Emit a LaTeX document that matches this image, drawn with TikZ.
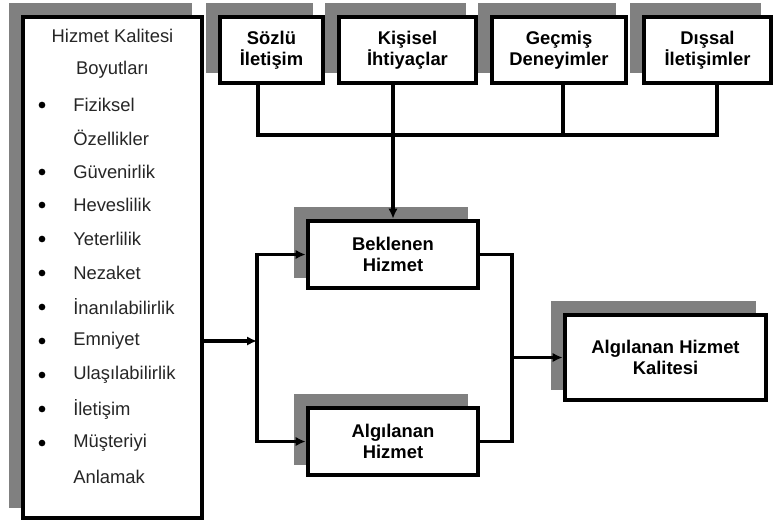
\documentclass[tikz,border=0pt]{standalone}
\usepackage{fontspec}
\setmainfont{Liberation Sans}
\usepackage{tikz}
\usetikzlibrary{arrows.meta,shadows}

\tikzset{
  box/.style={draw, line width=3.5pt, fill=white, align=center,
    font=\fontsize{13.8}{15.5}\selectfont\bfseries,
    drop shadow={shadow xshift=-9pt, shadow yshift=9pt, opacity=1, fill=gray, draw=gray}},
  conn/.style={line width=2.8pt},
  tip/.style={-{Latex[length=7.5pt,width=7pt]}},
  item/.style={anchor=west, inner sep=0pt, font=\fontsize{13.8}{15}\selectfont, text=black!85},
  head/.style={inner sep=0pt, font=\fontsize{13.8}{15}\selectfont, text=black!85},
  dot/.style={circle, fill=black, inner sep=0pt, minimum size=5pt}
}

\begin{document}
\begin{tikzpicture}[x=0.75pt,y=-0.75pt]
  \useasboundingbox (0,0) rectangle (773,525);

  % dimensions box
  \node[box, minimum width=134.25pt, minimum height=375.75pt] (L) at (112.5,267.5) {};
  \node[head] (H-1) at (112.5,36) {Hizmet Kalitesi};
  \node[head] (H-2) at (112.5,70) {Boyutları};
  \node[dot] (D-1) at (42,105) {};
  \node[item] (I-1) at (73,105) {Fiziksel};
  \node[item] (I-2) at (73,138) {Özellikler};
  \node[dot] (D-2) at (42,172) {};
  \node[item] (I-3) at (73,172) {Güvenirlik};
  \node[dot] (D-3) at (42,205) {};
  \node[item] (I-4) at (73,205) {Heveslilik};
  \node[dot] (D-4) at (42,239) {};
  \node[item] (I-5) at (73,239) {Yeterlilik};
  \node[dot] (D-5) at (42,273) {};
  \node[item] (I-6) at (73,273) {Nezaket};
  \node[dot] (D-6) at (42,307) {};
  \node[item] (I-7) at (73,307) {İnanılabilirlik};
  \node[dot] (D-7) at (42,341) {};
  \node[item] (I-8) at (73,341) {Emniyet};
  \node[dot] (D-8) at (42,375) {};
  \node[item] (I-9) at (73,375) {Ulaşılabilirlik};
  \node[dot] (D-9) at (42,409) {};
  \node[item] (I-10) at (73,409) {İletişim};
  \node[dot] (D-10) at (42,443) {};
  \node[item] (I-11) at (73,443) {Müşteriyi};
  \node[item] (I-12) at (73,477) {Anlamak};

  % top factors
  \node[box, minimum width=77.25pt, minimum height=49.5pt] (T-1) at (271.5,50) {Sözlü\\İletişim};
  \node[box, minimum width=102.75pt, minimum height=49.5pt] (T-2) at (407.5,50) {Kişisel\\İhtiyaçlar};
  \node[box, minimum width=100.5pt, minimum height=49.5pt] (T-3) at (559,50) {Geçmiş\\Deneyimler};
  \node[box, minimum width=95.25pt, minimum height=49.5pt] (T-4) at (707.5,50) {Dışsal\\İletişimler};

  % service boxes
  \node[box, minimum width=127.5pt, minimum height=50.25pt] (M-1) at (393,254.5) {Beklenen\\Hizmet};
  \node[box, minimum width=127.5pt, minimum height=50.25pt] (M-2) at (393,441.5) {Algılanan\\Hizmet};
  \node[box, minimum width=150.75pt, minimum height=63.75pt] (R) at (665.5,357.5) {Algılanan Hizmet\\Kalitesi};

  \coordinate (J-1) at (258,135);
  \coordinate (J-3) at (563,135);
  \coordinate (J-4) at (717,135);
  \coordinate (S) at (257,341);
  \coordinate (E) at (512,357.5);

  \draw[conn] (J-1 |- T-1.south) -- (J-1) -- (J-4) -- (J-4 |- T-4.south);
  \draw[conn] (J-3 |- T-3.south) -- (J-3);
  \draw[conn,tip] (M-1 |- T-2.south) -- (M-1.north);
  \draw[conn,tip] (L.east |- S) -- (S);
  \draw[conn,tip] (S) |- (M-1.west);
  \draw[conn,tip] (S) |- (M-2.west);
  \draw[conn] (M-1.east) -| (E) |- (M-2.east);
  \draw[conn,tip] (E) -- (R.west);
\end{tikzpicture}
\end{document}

____

BRIEF
Reproduce exactly the run of lines that opens the listing and closes with the line holding "(I-12) at (73,477)". Pictures are excluded.

EXERCISE RESULT
Emit a LaTeX document that matches this image, drawn with TikZ.
\documentclass[tikz,border=0pt]{standalone}
\usepackage{fontspec}
\setmainfont{Liberation Sans}
\usepackage{tikz}
\usetikzlibrary{arrows.meta,shadows}

\tikzset{
  box/.style={draw, line width=3.5pt, fill=white, align=center,
    font=\fontsize{13.8}{15.5}\selectfont\bfseries,
    drop shadow={shadow xshift=-9pt, shadow yshift=9pt, opacity=1, fill=gray, draw=gray}},
  conn/.style={line width=2.8pt},
  tip/.style={-{Latex[length=7.5pt,width=7pt]}},
  item/.style={anchor=west, inner sep=0pt, font=\fontsize{13.8}{15}\selectfont, text=black!85},
  head/.style={inner sep=0pt, font=\fontsize{13.8}{15}\selectfont, text=black!85},
  dot/.style={circle, fill=black, inner sep=0pt, minimum size=5pt}
}

\begin{document}
\begin{tikzpicture}[x=0.75pt,y=-0.75pt]
  \useasboundingbox (0,0) rectangle (773,525);

  % dimensions box
  \node[box, minimum width=134.25pt, minimum height=375.75pt] (L) at (112.5,267.5) {};
  \node[head] (H-1) at (112.5,36) {Hizmet Kalitesi};
  \node[head] (H-2) at (112.5,70) {Boyutları};
  \node[dot] (D-1) at (42,105) {};
  \node[item] (I-1) at (73,105) {Fiziksel};
  \node[item] (I-2) at (73,138) {Özellikler};
  \node[dot] (D-2) at (42,172) {};
  \node[item] (I-3) at (73,172) {Güvenirlik};
  \node[dot] (D-3) at (42,205) {};
  \node[item] (I-4) at (73,205) {Heveslilik};
  \node[dot] (D-4) at (42,239) {};
  \node[item] (I-5) at (73,239) {Yeterlilik};
  \node[dot] (D-5) at (42,273) {};
  \node[item] (I-6) at (73,273) {Nezaket};
  \node[dot] (D-6) at (42,307) {};
  \node[item] (I-7) at (73,307) {İnanılabilirlik};
  \node[dot] (D-7) at (42,341) {};
  \node[item] (I-8) at (73,341) {Emniyet};
  \node[dot] (D-8) at (42,375) {};
  \node[item] (I-9) at (73,375) {Ulaşılabilirlik};
  \node[dot] (D-9) at (42,409) {};
  \node[item] (I-10) at (73,409) {İletişim};
  \node[dot] (D-10) at (42,443) {};
  \node[item] (I-11) at (73,443) {Müşteriyi};
  \node[item] (I-12) at (73,477) {Anlamak};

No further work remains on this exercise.